Edit: Note that the type you're written, a -> b, is impossible. No function can ever have this type. There's no way a function can construct a value of type b out of thin air. The only way this can work is if some of the inputs also involve type b, or if b belongs to some kind of typeclass which allows value construction.
For example:
head :: [x] -> x
The return type here is x ("any possible type"), but the input type also mentions x, so this function is possible; you just have to return one of the values that was in the original list.
Similarly, gen :: a -> a is a perfectly valid function. But the only thing it can do is return it's input unchanged (i.e., what the id function does).
This property of type signatures telling you what a function does is a very useful and powerful property of Haskell.
gen :: a -> b does not mean "for some type a and some type b, foo must be of type a -> b", it means "for any type a and any type b, foo must be of type a -> b".
to motivate this: If the type checker sees something like let x :: Int = gen "hello", it sees that gen is used as String -> Int here and then looks at gen's type to see whether it can be used that way. The type is a -> b, which can be specialized to String -> Int, so the type checker decides that this is fine and allows this call. That is since the function is declared to have type a -> b, the type checker allows you to call the function with any type you want and allows you to use the result as any type you want.
However that clearly does not match the definition you gave the function. The function knows how to handle numbers as arguments - nothing else. And likewise it knows how to produce strings as its result - nothing else. So clearly it should not be possible to call the function with a string as its argument or to use the function's result as an Int. So since the type a -> b would allow that, it's clearly the wrong type for that function.
Your type signature gen :: a -> b is stating, that your function can work for any type a (and provide any type b the caller of the function demands).
Besides the fact that such a function is hard to come by, the line gen 2 = "test" tries to return a String which very well may not be what the caller demands.
Excellent answers. Given your profile, however, you seem to know Java, so I think it's valuable to connect this to Java as well.
Java offers two kinds of polymorphism:
Subtype polymorphism: e.g., every type is a subtype of java.lang.Object
Generic polymorphism: e.g., in the List<T> interface.
Haskell's type variables are a version of (2).

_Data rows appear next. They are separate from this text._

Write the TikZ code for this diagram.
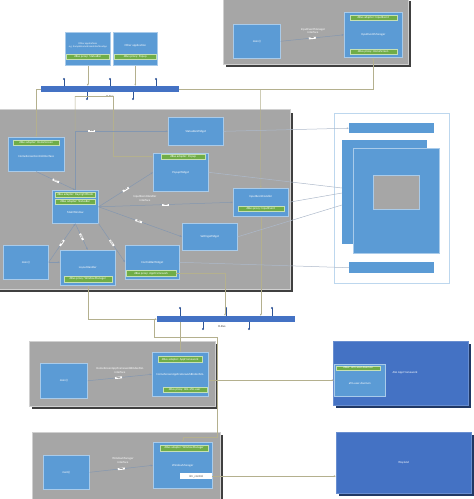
\documentclass[tikz,border=0pt]{standalone}
\usepackage{fontspec}
\setmainfont{Carlito}
\usetikzlibrary{arrows.meta}
\definecolor{panelc}{HTML}{A6A6A6}
\definecolor{paneledge}{HTML}{D0D0D0}
\definecolor{shadowc}{HTML}{404040}
\definecolor{boxc}{HTML}{5B9BD5}
\definecolor{boxedge}{HTML}{A9CBEA}
\definecolor{greenc}{HTML}{70AD47}
\definecolor{greenedge}{HTML}{C5E0B4}
\definecolor{busc}{HTML}{4472C4}
\definecolor{dotc}{HTML}{2F5597}
\definecolor{darkc}{HTML}{4472C4}
\definecolor{darkshadow}{HTML}{203864}
\definecolor{olivec}{HTML}{B4B08E}
\definecolor{linec}{HTML}{8497B0}
\definecolor{outc}{HTML}{ADB9CA}
\definecolor{framec}{HTML}{BDD7EE}
\begin{document}
\begin{tikzpicture}[x=1pt,y=-1pt,
  every node/.style={font=\fontsize{3}{3.6}\selectfont, text=white, inner sep=0pt, align=center},
  bx/.style={draw=boxedge, fill=boxc, line width=0.6pt, anchor=north west},
  gr/.style={draw=greenedge, fill=greenc, line width=0.4pt, anchor=north west},
  pnl/.style={fill=panelc, draw=paneledge, line width=0.6pt},
  lbl/.style={fill=white, text=black, font=\fontsize{2}{2.4}\selectfont, inner sep=0.5pt, minimum width=7pt},
  tip/.style={-{Latex[length=2.2pt,width=2pt]}},
  dbusline/.style={draw=olivec, line width=0.5pt},
  inline/.style={draw=linec, line width=0.5pt},
  outline/.style={draw=outc, line width=0.5pt},
  stem/.style={draw=dotc, line width=0.4pt},
]
\useasboundingbox (0,0) rectangle (474,499);

% ---------------- panels ----------------
\fill[shadowc] (226,1) rectangle (411,67);
\draw[pnl] (223,-2) rectangle (408,64);
\fill[shadowc] (-2,113) rectangle (293,292);
\draw[pnl] (-2,109) rectangle (290,289);
\fill[shadowc] (32,344) rectangle (218,409);
\draw[pnl] (29,341) rectangle (215,406);
\fill[shadowc] (35,435) rectangle (223,502);
\draw[pnl] (32,432) rectangle (220,499);

% ---------------- top right: InputEventManager ----------------
\node[bx, minimum width=47pt, minimum height=34pt] (mainA) at (233,24) {main()};
\node[bx, minimum width=58pt, minimum height=45pt] (iem) at (344,12) {InputEventManager};
\node[gr, minimum width=47pt, minimum height=5pt] (iemA) at (349.5,15) {dBus adapter: InputEvent};
\node[gr, minimum width=47pt, minimum height=5pt] (iemP) at (349.5,49) {dBus proxy: HomeScreen};
\draw[inline, tip] (mainA.east) -- node[lbl, sloped]{uses} (iem.west);
\node (iemtxt) at (313,31) {InputEventManager\\interface};

% ---------------- top left: other applications ----------------
\node[bx, minimum width=45pt, minimum height=33pt, font=\fontsize{2.5}{3}\selectfont] (oth1) at (65,32) {Other applications\\e.g. SampleHomeScreenInterfaceApp\\[4pt]\mbox{}};
\node[gr, minimum width=43pt, minimum height=5pt] (oth1P) at (66,54) {dBus proxy: StatusBar};
\node[bx, minimum width=44pt, minimum height=33pt] (oth2) at (113,32) {Other application\\[3pt]\mbox{}};
\node[gr, minimum width=42pt, minimum height=5pt] (oth2P) at (114,54) {dBus proxy: Popup};

% ---------------- D-Bus 1 ----------------
\node[fill=busc, anchor=north west, minimum width=138pt, minimum height=6pt] (bus1) at (41,86) {};
\node[text=black!75] (bus1lbl) at (110,96.5) {D-Bus};
\foreach \xx in {64,110,156} {\draw[stem] (\xx,86) -- (\xx,79); \fill[dotc] (\xx,79) circle (1.1);}
\foreach \xx in {87,133} {\draw[stem] (\xx,92) -- (\xx,99); \fill[dotc] (\xx,99) circle (1.1);}

% ---------------- main panel: HomeScreen ----------------
\node[bx, minimum width=56pt, minimum height=34pt] (hsci) at (8,137) {\\[3pt]HomeScreenControlInterface};
\node[gr, minimum width=46pt, minimum height=5pt] (hsciA) at (13,140) {dBus adapter: HomeScreen};
\node[bx, minimum width=46pt, minimum height=33pt] (mainwin) at (52,190) {\\[10pt]MainWindow};
\node[gr, minimum width=40pt, minimum height=5pt] (mwA1) at (55,192) {dBus adapter: DaynightMode};
\node[gr, minimum width=40pt, minimum height=5pt] (mwA2) at (55,199) {dBus adapter: StatusBar};
\node[bx, minimum width=55pt, minimum height=28pt] (statusbar) at (168,117) {StatusBarWidget};
\node[bx, minimum width=55pt, minimum height=38pt] (popup) at (153,153) {PopupWidget};
\node[gr, minimum width=44pt, minimum height=5pt] (popA) at (161,154) {dBus adapter: Popup};
\node[bx, minimum width=55pt, minimum height=28pt] (ieh) at (233,188) {InputEventHandler\\[8pt]\mbox{}};
\node[gr, minimum width=46pt, minimum height=5pt] (iehP) at (237.5,206) {dBus proxy: InputEvent};
\node[bx, minimum width=55pt, minimum height=27pt] (settings) at (182,223) {SettingsWidget};
\node[bx, minimum width=45pt, minimum height=34pt] (main2) at (3,245) {main()};
\node[bx, minimum width=55pt, minimum height=35pt] (layout) at (60,250) {LayoutHandler};
\node[gr, minimum width=48pt, minimum height=6pt] (layP) at (63.5,276) {dBus proxy: WindowManager};
\node[bx, minimum width=54pt, minimum height=34pt] (controlbar) at (125,245) {ControlBarWidget};
\node[gr, minimum width=50pt, minimum height=6pt] (cbP) at (126,270) {dBus proxy: AppFramework};

% ---------------- right: screen frame ----------------
\node[draw=framec, fill=white, line width=0.6pt, anchor=north west, minimum width=115pt, minimum height=170pt] (frame) at (334,113) {};
\node[fill=boxc, anchor=north west, minimum width=85pt, minimum height=10pt] (topbar) at (349,123) {};
\node[fill=boxc, anchor=north west, minimum width=85pt, minimum height=104pt] (backpage) at (342,140) {};
\node[fill=boxc, draw=boxedge, line width=0.5pt, anchor=north west, minimum width=86pt, minimum height=105pt] (frontpage) at (353,148) {};
\node[fill=panelc, draw=boxedge, line width=0.6pt, anchor=north west, minimum width=46pt, minimum height=34pt] (popview) at (373,175) {};
\node[fill=boxc, anchor=north west, minimum width=85pt, minimum height=11pt] (bottombar) at (349,262) {};
\coordinate (fp1) at (342,188);
\coordinate (fp2) at (342,193);
\coordinate (fp3) at (342,205);

% ---------------- D-Bus 2 ----------------
\node[fill=busc, anchor=north west, minimum width=138pt, minimum height=6pt] (bus2) at (157,316) {};
\node[text=black!75] (bus2lbl) at (222,327) {D-Bus};
\foreach \xx in {180,226,272} {\draw[stem] (\xx,316) -- (\xx,308); \fill[dotc] (\xx,308) circle (1.1);}
\foreach \xx in {203,249} {\draw[stem] (\xx,322) -- (\xx,329); \fill[dotc] (\xx,329) circle (1.1);}

% ---------------- panel 1: app framework binder ----------------
\node[bx, minimum width=47pt, minimum height=35pt] (main3) at (40,363) {main()};
\node[bx, minimum width=56pt, minimum height=44pt] (binder) at (152,352) {HomeScreenAppFrameworkBinderAGL};
\node[gr, minimum width=44pt, minimum height=6pt] (binA) at (158,356) {dBus adapter: AppFramework};
\node[gr, minimum width=44pt, minimum height=5pt] (binP) at (162.5,387) {dBus proxy: AGL afm-user};
\draw[inline, tip] (main3.east) -- node[lbl, sloped, pos=0.48]{uses} (binder.west);
\node (bintxt) at (120,370.5) {HomeScreenAppFrameworkBinderAGL\\interface};

% ---------------- panel 2: window manager ----------------
\node[bx, minimum width=46pt, minimum height=34pt] (main4) at (43,455) {main()};
\node[bx, minimum width=59pt, minimum height=46pt] (wm) at (153,442) {WindowManager};
\node[gr, minimum width=48pt, minimum height=6pt] (wmA) at (160,445) {dBus adapter: WindowManager};
\node[fill=white, text=black!70, anchor=north west, minimum width=32pt, minimum height=6pt] (wmw) at (180,473) {ilm\_control};
\draw[inline, tip] (main4.east) -- node[lbl, sloped]{uses} (wm.west);
\node (wmtxt) at (123,460.5) {WindowManager\\interface};

% ---------------- AGL App Framework & Wayland ----------------
\fill[darkshadow] (336,344) rectangle (471,408);
\node[fill=darkc, draw=darkc!80!white, line width=0.5pt, anchor=north west, minimum width=135pt, minimum height=64pt] (agl) at (333,341) {};
\node[fill=boxc, draw=boxedge, line width=0.5pt, anchor=north west, minimum width=51pt, minimum height=32pt] (aglin) at (334,364) {\\[4pt]afm-user-daemon};
\node[gr, minimum width=44pt, minimum height=4pt] (aglinA) at (336,365.5) {dBus: afm-user-daemon};
\node (agltxt) at (405,373) {AGL App Framework};
\fill[darkshadow] (339,435) rectangle (474,496);
\node[fill=darkc, draw=darkc!80!white, line width=0.5pt, anchor=north west, minimum width=135pt, minimum height=61pt] (wayland) at (336,432) {Wayland};

% ---------------- D-Bus connectors ----------------
\draw[dbusline, tip] (oth1.south) -- (oth1.south |- bus1.north);
\draw[dbusline, tip] (oth2.south) -- (oth2.south |- bus1.north);
\draw[dbusline, tip] (bus1.east) -| (iem.south);
\coordinate (j1) at (260.5,89);
\draw[dbusline, tip] (j1) -- (ieh.north);
\draw[dbusline, tip] (bus1.west) -| (hsci.north);
\coordinate (jl) at (75,96);
\coordinate (jr) at (113,96);
\draw[dbusline, tip] (jl) -- (mainwin.north);
\draw[dbusline, tip] (jl) -- (jr) |- (popup.west |- popA.west);
\draw[dbusline, tip] (layout.south) |- (bus2.west);
\coordinate (b2a) at (225,316);
\draw[dbusline, tip] (cbP.east) -| (b2a);
\draw[dbusline, tip] (ieh.south) -- (ieh.south |- bus2.north);
\draw[dbusline, tip] (binder.north |- bus2.south) -- (binder.north);
\coordinate (w1) at (154,319);
\coordinate (w2) at (217,337);
\coordinate (w3) at (217,437);
\draw[dbusline, tip] (w1) |- (w2) -- (w3) -| (wm.north);
\draw[dbusline, tip] (binder.east |- aglin.west) -- (aglin.west);
\draw[dbusline, tip] (wmw.east) -- (wmw.east -| wayland.west);

% ---------------- HomeScreen internal connectors ----------------
\draw[inline, tip] (hsci.south) -- node[lbl, sloped]{uses} (mainwin.north);
\draw[inline, tip] (mainwin.north) |- node[lbl, pos=0.59]{uses} (statusbar.west);
\draw[inline, tip] (mainwin.east) -- node[lbl, sloped]{uses} (popup.west);
\draw[inline, tip] (mainwin.east) -- node[lbl, pos=0.5]{uses} (ieh.west);
\node (iehtxt) at (145,198.5) {InputEventHandler\\interface};
\draw[inline, tip] (mainwin.east) -- node[lbl, sloped, pos=0.48]{uses} (settings.west);
\draw[inline, tip] (main2.east) -- node[lbl, sloped]{uses} (mainwin.south);
\draw[inline, tip] (mainwin.south) -- node[lbl, sloped]{uses} (layout.north);
\draw[inline, tip] (mainwin.south east) -- node[lbl, sloped]{uses} (controlbar.west);
\draw[inline, tip] (main2.east) -- (main2.east -| layout.west);

% ---------------- to screen frame ----------------
\draw[outline, tip] (statusbar.east) -- (topbar.west);
\draw[outline] (popup.east) -- (fp1);
\draw[outline] (ieh.east) -- (fp2);
\draw[outline] (settings.east) -- (fp3);
\draw[outline] (controlbar.east) -- (bottombar.west);
\end{tikzpicture}
\end{document}
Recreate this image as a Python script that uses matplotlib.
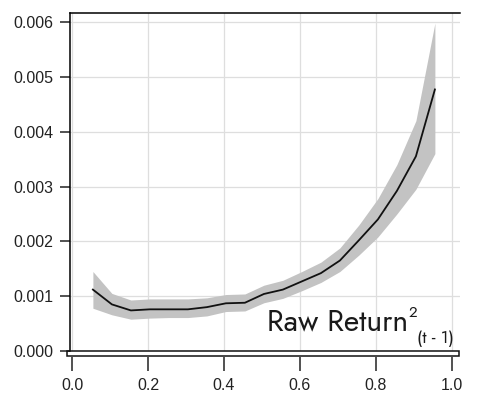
import numpy as np
import matplotlib
matplotlib.use("Agg")
import matplotlib.pyplot as plt
from matplotlib.patches import Rectangle

plt.rcParams["font.family"] = ["Liberation Sans", "DejaVu Sans"]

# lagged squared raw return vs. estimated response, with confidence band
x = [0.055, 0.105, 0.155, 0.205, 0.255, 0.305, 0.355, 0.405, 0.455, 0.505,
     0.555, 0.605, 0.655, 0.705, 0.755, 0.805, 0.855, 0.905, 0.955]
y = [1.12, 0.85, 0.74, 0.76, 0.76, 0.76, 0.80, 0.87, 0.88, 1.04,
     1.12, 1.27, 1.42, 1.65, 2.02, 2.40, 2.92, 3.55, 4.77]
lo = [0.78, 0.66, 0.58, 0.60, 0.61, 0.61, 0.64, 0.72, 0.73, 0.88,
      0.96, 1.10, 1.25, 1.45, 1.75, 2.08, 2.50, 2.95, 3.60]
hi = [1.45, 1.05, 0.93, 0.95, 0.95, 0.95, 0.97, 1.03, 1.04, 1.20,
      1.29, 1.45, 1.62, 1.88, 2.30, 2.78, 3.40, 4.20, 5.98]
xticks = [0.0, 0.2, 0.4, 0.6, 0.8, 1.0]
yticks = [0.000, 0.001, 0.002, 0.003, 0.004, 0.005, 0.006]

x = np.array(x)
y = np.array(y) * 1e-3
lo = np.array(lo) * 1e-3
hi = np.array(hi) * 1e-3

W, H = 481, 400
fig = plt.figure(figsize=(W / 100, H / 100), dpi=100)
ax = fig.add_axes([70 / W, 49 / H, 390 / W, 338 / H])

ax.fill_between(x, lo, hi, color="#c3c3c3", lw=0, zorder=2)
ax.plot(x, y, color="#111111", lw=1.3, zorder=3)

ax.set_xlim(-2 / 380, 388 / 380)
ax.set_ylim(0, 338 / 54.83 * 1e-3)
ax.set_xticks(xticks)
ax.set_yticks(yticks)
ax.set_xticklabels(["%.1f" % v for v in xticks])
ax.set_yticklabels(["%.3f" % v for v in yticks])
ax.grid(True, color="#dedede", lw=0.9, zorder=0)
ax.set_axisbelow(True)

for s in ["right", "bottom"]:
    ax.spines[s].set_visible(False)
ax.spines["left"].set_linewidth(1.1)
ax.spines["top"].set_linewidth(1.1)
ax.spines["bottom"].set_position(("outward", 4))

ax.tick_params(axis="y", length=7, width=1.1, pad=5, labelsize=11.5, colors="#222222")
ax.tick_params(axis="x", length=10, width=1.1, pad=5.5, labelsize=11.5, colors="#222222")

# boxed x axis strip under the plot area
fig.add_artist(Rectangle((67 / W, (H - 356) / H), (459 - 67) / W, 5 / H,
                         transform=fig.transFigure, fill=False,
                         edgecolor="#111111", lw=1.1, clip_on=False))

geo = ["Jost", "Liberation Sans", "DejaVu Sans"]
t1 = fig.text(267 / W, 70 / H, "Raw Return", fontsize=21.5, family=geo,
              weight="medium", color="#1a1a1a")
fig.canvas.draw()
bb = t1.get_window_extent()
fig.text((bb.x1 + 1) / W, 83 / H, "2", fontsize=11, family=geo,
         weight="medium", color="#1a1a1a")
fig.text((bb.x1 + 9) / W, 57 / H, "(t - 1)", fontsize=12.5, family=geo,
         weight="medium", color="#1a1a1a")

fig.savefig("out.png", dpi=100)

Haskell doesn't really have a version of (1).
One way to think of generic polymorphism is in terms of templates (which is what C++ people call them): a type that has a type variable parameter is a template that can be specialized into a variety of monomorphic types. So for example, the interface List<T> is a template for constructing monomorphic interfaces like List<String>, List<List<String>> and so on, all of which have the same structure but differ only because the type variable T gets replaced uniformly throughout the signatures with the instantiation type.
The concept that "the caller chooses" that several responders have mentioned here is basically a friendly way of referring to instantiation. In Java, for example, the most common point where the type variable gets "chosen" is when an object is instantiated:
List<String> myList = new ArrayList<String>();
Second common point is that a subtype of a generic type may instantiate the supertype's variables:
class MyFunction implements Function<Integer, String> {
public String apply(Integer i) { ... }
}
Third one is methods that allow the caller to instantiate a variable that's not a parameter of its enclosing type:
/**
* Visitor-pattern style interface for a simple arithmetical language
* abstract syntax tree.
*/
interface Expression {
// The caller of `accept` implicitly chooses which type `R` is,
// by supplying a `Visitor<R>` with `R` instantiated to something
// of its choice.
<R> accept(Expression.Visitor<R> visitor);
static interface Visitor<R> {
R constant(int i);
R add(Expression a, Expression b);
R multiply(Expression a, Expression b);
}
}
In Haskell, instantiation is carried out implicitly by the type inference algorithm. In any expression where you use gen :: a -> b, type inference will infer what types need to be instantiated for a and b, given the context in which gen is used. So basically, "caller chooses" means that any code that uses gen controls the types to which a and b will be instantiated; if I write gen [()], then I'm implicitly instantiating a to [()]. The error here means that your type declaration says that gen [()] is allowed, but your equation gen 2 = "test" implies that it's not.
In Haskell, type variables are implicitly quantified, but we can make this explicit:
{-# LANGUAGE ScopedTypeVariables #-}
gen :: forall a b . a -> b
gen x = ????
The "forall" is really just a type level version of a lambda, often written Λ. So gen is a function taking three arguments: a type, bound to the name a, another type, bound to the name b, and a value of type a, bound to the name x. When your function is called, it is called with those three arguments. Consider a saner case:
fst :: (a,b) -> a
fst (x1,x2) = x1
This gets translated to
fst :: forall (a::*) (b::*) . (a,b) -> a
fst = /\ (a::*) -> /\ (b::*) -> \ (x::(a,b)) ->
case x of
(x1, x2) -> x1
where * is the type (often called a kind) of normal concrete types. If I call fst (3::Int, 'x'), that gets translated into
fst Int Char (3Int, 'x')
where I use 3Int to represent specifically the Int version of 3. We could then calculate it as follows:
fst Int Char (3Int, 'x')
=
(/\ (a::*) -> /\ (b::*) -> \(x::(a,b)) -> case x of (x1,x2) -> x1) Int Char (3Int, 'x')
=
(/\ (b::*) -> \(x::(Int,b)) -> case x of (x1,x2) -> x1) Char (3Int, 'x')
=
(\(x::(Int,Char)) -> case x of (x1,x2) -> x1) (3Int, x)
=
case (3Int,x) of (x1,x2) -> x1
=
3Int
Whatever types I pass in, as long as the value I pass in matches, the fst function will be able to produce something of the required type. If you try to do this for a->b, you will get stuck.